* begin *

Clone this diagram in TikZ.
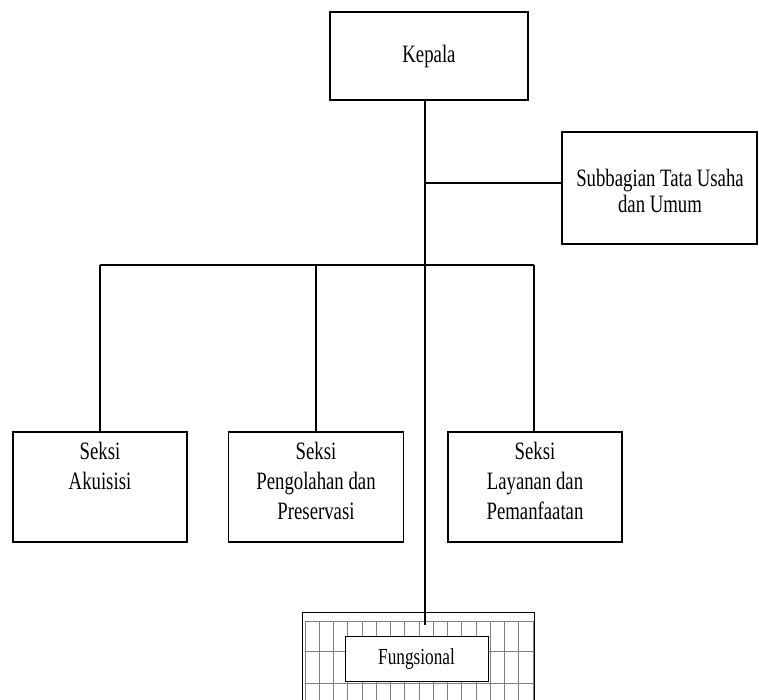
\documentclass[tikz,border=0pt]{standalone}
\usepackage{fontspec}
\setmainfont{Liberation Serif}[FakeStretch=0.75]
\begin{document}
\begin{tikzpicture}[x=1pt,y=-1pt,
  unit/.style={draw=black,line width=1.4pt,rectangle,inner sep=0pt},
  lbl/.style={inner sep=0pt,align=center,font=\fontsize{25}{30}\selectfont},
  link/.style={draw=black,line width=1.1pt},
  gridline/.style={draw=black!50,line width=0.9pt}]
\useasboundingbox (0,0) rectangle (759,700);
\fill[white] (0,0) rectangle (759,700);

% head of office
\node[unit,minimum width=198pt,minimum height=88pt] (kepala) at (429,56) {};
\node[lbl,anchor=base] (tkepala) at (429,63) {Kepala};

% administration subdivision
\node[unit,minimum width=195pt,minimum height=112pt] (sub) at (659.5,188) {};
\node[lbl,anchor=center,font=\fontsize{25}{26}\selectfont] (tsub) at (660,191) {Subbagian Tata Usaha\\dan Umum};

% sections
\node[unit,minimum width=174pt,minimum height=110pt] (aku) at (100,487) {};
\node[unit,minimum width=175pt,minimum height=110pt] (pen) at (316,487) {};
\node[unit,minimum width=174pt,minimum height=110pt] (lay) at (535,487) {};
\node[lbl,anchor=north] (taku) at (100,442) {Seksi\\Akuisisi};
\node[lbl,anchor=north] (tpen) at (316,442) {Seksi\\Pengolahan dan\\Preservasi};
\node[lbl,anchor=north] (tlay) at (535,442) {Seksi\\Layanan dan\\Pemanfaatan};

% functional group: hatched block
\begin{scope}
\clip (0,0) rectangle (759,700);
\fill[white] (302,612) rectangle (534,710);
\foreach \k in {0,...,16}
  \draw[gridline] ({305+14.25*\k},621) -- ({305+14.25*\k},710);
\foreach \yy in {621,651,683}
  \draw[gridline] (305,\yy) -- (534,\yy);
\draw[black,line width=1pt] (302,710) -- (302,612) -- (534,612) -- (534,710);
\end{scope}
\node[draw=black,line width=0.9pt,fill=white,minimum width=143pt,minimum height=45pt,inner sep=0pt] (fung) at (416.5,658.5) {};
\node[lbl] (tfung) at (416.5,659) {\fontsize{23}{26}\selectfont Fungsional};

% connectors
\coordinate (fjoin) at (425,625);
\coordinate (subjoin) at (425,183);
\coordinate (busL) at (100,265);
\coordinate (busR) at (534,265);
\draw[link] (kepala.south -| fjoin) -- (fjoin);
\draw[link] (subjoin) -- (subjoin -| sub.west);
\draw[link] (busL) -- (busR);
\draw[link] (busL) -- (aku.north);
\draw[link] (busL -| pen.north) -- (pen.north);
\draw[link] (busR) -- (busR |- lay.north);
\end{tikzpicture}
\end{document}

* end *
* begin *

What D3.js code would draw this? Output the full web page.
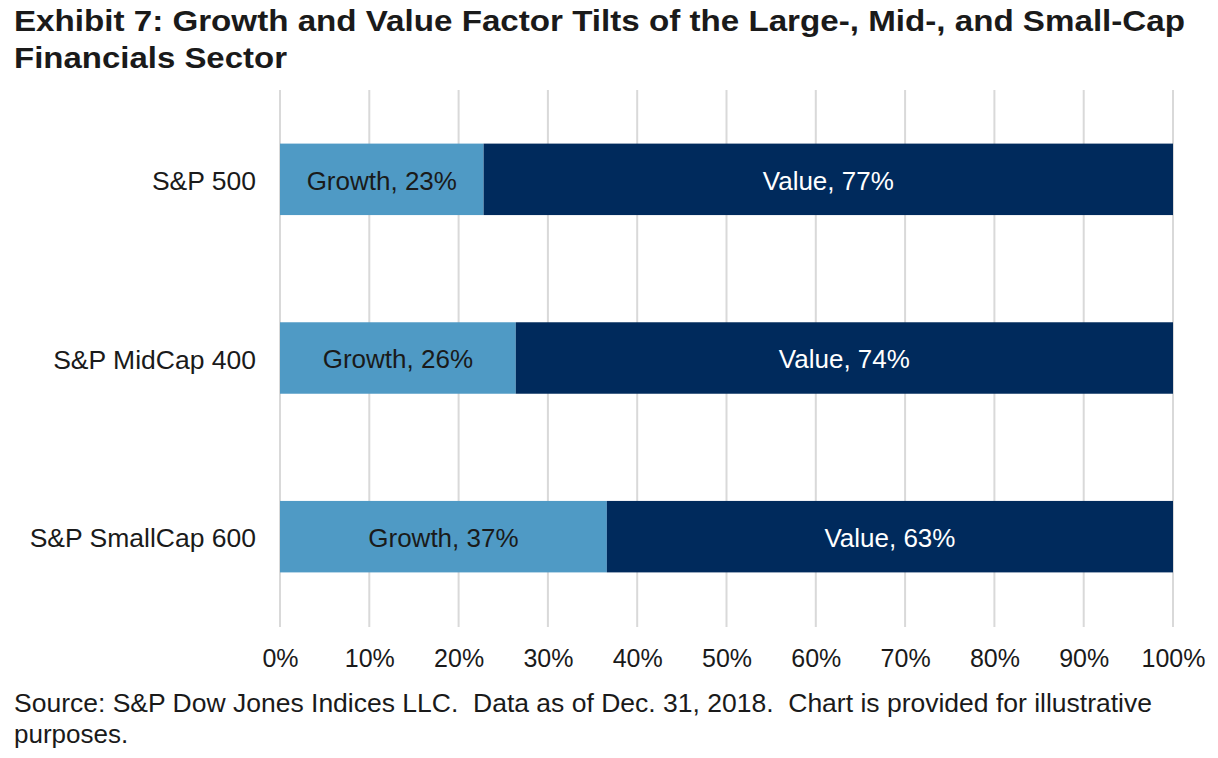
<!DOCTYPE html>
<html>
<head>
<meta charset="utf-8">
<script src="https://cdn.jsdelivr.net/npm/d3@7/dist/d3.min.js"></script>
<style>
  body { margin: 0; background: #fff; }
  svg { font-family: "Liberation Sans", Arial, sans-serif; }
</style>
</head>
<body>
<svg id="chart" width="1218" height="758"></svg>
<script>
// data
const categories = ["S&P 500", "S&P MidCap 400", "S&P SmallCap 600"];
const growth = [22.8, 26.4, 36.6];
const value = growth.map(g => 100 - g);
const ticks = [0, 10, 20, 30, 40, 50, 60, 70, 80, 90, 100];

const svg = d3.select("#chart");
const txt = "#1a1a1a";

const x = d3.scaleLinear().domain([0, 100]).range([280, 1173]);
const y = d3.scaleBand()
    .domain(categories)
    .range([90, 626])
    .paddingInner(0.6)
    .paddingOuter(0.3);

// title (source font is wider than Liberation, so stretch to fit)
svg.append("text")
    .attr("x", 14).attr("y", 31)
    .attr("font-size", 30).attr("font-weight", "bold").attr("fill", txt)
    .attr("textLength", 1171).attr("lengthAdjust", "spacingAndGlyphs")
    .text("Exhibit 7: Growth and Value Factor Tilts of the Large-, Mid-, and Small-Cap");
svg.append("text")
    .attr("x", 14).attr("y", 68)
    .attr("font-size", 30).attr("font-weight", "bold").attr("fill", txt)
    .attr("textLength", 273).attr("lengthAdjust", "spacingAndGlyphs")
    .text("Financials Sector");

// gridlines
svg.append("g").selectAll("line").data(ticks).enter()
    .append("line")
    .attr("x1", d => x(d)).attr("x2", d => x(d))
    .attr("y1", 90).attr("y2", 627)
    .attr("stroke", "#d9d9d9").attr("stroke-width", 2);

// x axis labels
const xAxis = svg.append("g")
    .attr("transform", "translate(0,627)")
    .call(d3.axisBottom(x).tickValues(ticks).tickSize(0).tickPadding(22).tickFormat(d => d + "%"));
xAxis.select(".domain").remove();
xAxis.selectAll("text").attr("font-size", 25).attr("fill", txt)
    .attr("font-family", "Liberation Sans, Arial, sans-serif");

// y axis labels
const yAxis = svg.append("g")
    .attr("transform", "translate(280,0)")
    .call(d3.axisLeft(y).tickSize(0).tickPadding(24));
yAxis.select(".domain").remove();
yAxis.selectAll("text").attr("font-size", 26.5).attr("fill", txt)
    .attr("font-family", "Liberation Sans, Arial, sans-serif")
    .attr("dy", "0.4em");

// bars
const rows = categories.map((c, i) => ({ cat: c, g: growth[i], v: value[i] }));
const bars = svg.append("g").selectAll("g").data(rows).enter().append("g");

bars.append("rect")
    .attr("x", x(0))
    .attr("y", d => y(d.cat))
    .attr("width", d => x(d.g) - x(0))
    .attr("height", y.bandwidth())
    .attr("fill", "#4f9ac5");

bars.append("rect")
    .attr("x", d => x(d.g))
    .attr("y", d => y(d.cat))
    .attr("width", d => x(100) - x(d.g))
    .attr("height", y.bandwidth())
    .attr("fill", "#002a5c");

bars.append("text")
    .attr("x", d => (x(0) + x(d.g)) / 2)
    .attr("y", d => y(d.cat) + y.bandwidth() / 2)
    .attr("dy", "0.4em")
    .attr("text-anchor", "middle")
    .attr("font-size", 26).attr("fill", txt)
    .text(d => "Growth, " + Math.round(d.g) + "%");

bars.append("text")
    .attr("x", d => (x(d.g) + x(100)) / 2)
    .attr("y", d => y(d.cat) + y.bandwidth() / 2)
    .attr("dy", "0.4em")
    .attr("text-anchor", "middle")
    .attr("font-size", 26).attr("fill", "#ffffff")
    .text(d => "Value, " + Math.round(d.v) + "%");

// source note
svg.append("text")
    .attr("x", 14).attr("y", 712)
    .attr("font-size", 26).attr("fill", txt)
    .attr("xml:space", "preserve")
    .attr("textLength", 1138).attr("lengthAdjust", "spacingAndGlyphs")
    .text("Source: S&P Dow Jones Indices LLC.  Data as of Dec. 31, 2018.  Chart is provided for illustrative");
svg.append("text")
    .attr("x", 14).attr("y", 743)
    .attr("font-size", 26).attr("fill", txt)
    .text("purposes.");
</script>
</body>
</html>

* end *
* begin *

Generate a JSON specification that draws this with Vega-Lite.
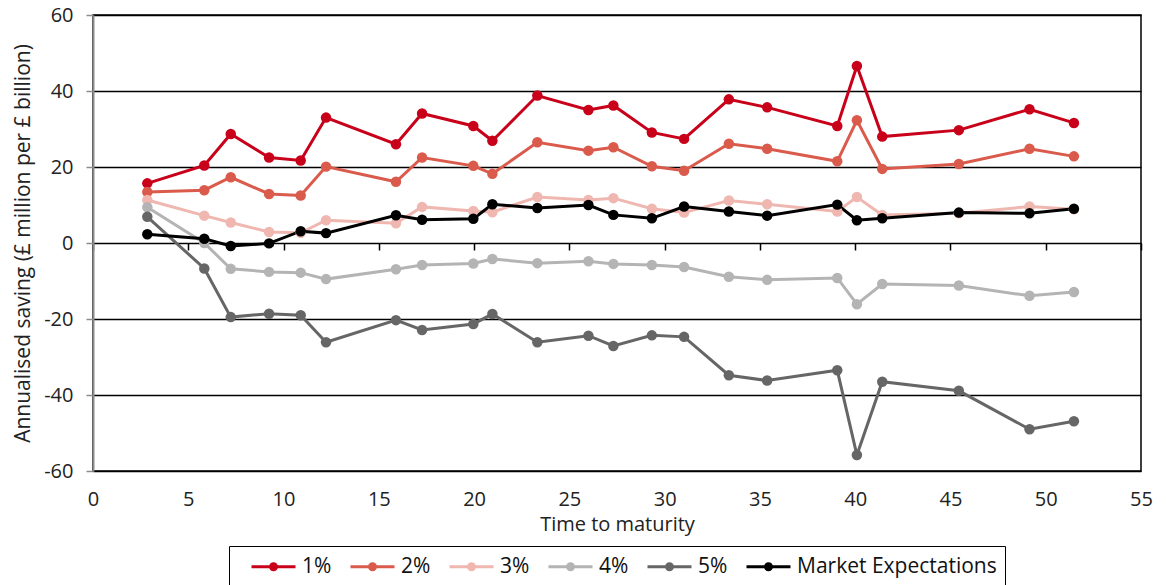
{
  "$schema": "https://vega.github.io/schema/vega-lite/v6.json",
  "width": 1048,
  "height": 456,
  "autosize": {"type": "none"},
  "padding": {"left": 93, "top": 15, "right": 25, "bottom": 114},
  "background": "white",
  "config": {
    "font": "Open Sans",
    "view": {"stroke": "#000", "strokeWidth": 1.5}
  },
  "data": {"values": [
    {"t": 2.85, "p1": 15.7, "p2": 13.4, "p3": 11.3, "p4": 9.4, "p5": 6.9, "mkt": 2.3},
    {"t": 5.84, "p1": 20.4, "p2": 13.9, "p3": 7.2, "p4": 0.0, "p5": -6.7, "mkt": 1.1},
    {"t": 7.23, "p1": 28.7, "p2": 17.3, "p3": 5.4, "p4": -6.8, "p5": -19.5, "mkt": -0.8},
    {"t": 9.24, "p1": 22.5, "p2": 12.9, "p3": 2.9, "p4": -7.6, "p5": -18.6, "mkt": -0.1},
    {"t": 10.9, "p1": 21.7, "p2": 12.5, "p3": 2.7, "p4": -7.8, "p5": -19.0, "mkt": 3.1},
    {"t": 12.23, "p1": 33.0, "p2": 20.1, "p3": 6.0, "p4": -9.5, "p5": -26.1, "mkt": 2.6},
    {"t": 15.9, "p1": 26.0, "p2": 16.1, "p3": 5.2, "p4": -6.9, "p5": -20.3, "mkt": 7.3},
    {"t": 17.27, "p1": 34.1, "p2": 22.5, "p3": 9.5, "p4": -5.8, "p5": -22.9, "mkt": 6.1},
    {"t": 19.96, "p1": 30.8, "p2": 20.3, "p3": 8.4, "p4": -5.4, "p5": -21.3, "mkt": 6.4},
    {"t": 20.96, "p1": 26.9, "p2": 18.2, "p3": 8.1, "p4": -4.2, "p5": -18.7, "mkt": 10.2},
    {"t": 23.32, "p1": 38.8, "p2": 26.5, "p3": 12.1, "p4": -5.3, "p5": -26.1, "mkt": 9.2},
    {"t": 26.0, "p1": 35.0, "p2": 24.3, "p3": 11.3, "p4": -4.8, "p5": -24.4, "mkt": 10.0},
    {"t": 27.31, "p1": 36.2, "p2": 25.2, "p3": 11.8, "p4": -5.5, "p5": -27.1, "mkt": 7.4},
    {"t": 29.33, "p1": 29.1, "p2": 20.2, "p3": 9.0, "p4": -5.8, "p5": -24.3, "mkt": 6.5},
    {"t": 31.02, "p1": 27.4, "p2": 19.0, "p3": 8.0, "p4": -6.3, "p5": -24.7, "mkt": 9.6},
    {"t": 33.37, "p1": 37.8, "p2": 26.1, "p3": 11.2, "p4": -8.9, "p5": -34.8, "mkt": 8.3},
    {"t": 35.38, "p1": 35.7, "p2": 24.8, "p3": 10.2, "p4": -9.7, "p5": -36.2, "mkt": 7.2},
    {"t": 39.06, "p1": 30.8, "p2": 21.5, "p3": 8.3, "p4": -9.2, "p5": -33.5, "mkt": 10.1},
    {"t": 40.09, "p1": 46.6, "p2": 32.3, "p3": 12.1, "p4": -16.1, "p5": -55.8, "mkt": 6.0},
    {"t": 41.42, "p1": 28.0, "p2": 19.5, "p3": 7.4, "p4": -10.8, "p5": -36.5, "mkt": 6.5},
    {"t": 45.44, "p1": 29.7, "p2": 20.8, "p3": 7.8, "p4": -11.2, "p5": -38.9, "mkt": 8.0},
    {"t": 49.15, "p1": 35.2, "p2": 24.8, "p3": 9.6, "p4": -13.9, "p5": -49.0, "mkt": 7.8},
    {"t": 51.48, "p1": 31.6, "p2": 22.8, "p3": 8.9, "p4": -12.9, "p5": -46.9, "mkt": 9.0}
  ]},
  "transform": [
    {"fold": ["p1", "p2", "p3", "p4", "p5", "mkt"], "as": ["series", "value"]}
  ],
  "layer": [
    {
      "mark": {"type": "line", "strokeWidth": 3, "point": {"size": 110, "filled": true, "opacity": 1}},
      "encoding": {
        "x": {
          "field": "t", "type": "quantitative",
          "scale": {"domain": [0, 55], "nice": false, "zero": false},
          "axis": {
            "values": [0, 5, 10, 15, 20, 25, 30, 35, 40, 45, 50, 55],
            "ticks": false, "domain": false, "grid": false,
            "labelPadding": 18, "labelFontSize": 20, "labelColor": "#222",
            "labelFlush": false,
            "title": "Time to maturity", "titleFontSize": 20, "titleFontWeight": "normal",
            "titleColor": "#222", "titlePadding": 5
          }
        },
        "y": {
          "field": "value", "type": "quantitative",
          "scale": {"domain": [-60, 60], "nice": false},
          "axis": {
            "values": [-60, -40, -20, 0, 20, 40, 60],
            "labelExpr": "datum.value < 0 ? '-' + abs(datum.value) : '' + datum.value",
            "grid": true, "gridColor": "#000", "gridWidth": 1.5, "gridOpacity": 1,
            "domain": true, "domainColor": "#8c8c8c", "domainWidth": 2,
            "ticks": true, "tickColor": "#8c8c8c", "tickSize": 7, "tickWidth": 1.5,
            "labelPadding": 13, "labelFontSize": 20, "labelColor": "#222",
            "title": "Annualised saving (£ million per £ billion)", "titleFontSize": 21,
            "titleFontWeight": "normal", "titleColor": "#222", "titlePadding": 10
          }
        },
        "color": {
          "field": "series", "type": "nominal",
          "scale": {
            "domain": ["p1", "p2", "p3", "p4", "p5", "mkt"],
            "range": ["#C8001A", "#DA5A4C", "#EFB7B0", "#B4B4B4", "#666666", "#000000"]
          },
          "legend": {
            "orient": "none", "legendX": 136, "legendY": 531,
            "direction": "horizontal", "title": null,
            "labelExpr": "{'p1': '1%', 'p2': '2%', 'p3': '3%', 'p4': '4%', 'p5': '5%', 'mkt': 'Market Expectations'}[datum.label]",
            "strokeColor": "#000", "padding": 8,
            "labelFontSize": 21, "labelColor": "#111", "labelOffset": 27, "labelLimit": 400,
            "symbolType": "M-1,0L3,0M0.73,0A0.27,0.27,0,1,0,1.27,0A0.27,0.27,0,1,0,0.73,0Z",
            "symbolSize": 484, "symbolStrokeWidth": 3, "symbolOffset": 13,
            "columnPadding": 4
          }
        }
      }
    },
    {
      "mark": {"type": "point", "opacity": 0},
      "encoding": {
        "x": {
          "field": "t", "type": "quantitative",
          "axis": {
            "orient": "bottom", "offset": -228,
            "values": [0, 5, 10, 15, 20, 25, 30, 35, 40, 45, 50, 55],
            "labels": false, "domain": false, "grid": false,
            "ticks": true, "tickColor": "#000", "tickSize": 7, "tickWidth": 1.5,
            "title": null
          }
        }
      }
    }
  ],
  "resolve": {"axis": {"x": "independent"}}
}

* end *

▶ _What is required_
Exactly the lines starting at the line containing "Clone this diagram in TikZ." and ending at the line containing "(tsub) at (660,191)" should be transcribed, both included; omit the pictures.

▶ _Full answer_
Clone this diagram in TikZ.
\documentclass[tikz,border=0pt]{standalone}
\usepackage{fontspec}
\setmainfont{Liberation Serif}[FakeStretch=0.75]
\begin{document}
\begin{tikzpicture}[x=1pt,y=-1pt,
  unit/.style={draw=black,line width=1.4pt,rectangle,inner sep=0pt},
  lbl/.style={inner sep=0pt,align=center,font=\fontsize{25}{30}\selectfont},
  link/.style={draw=black,line width=1.1pt},
  gridline/.style={draw=black!50,line width=0.9pt}]
\useasboundingbox (0,0) rectangle (759,700);
\fill[white] (0,0) rectangle (759,700);

% head of office
\node[unit,minimum width=198pt,minimum height=88pt] (kepala) at (429,56) {};
\node[lbl,anchor=base] (tkepala) at (429,63) {Kepala};

% administration subdivision
\node[unit,minimum width=195pt,minimum height=112pt] (sub) at (659.5,188) {};
\node[lbl,anchor=center,font=\fontsize{25}{26}\selectfont] (tsub) at (660,191) {Subbagian Tata Usaha\\dan Umum};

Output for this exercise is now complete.